The RBI referred the case to SEBI for investigation for illegal mobilisation of funds. During the investigation, the SEBI concluded that HBN was, in fact, operating as a CIS without obtaining the certificate, and issued directions against it. An appeal was filed with SAT but the SAT directed SEBI to sell properties of HBN within 6 months.
Meanwhile, some of the investors filed an insolvency application as financial creditors claiming a sum of more than Rs. 91 lakhs. They relied on the NCLAT ruling Nikhil Mehta & Sons vs. AMR Infrastructure where it was held that a commitment to pay ‘assured return’ would make the investor a financial creditor.
HBN opposed the application on many grounds, most of which were technical.
The first opposition was that the petitioners entered into a JV along with HBN and could not claim to be financial creditors. This was rejected by NCLT, observing that even SEBI, after studying the nature of transactions had recognised that HBN owed money to the investors and that it was not a really JV but an investment scheme.
HBN also opposed by saying that the case was vested with SEBI since they had adjudicated on it. As a counter, the case of Royal Twinkle was put forth which was also a CIS adjudicated upon by SEBI, and was under insolvency as well. The NCLT also noted section 238 of the IBC, which is a non-obstante provision, as one being of the ‘widest amplitude’.
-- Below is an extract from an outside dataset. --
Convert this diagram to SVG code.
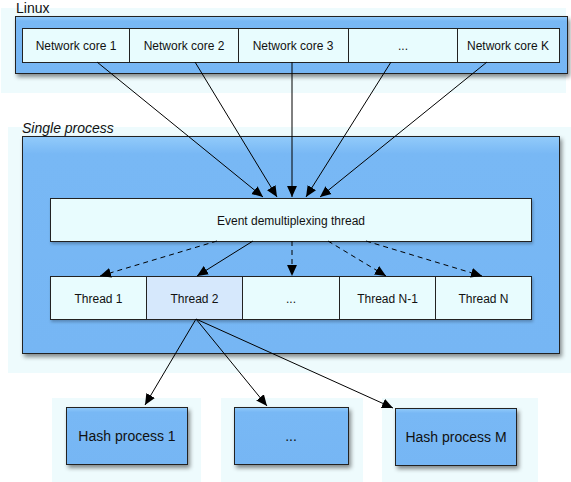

HBN tried arguing that the notice for auction for recovery proceedings by SEBI was issued, but the NCLT ignored this argument by saying that would now be the Resolution Professional’s mandate.
Accordingly, insolvency resolution process has been triggered against yet another CIS.
Senior Advocate U.K. Chaudhary along with Manisha Chaudhary and N. Raja Singh of UKCA Partners, Advocates and Solicitors appeared for the investors.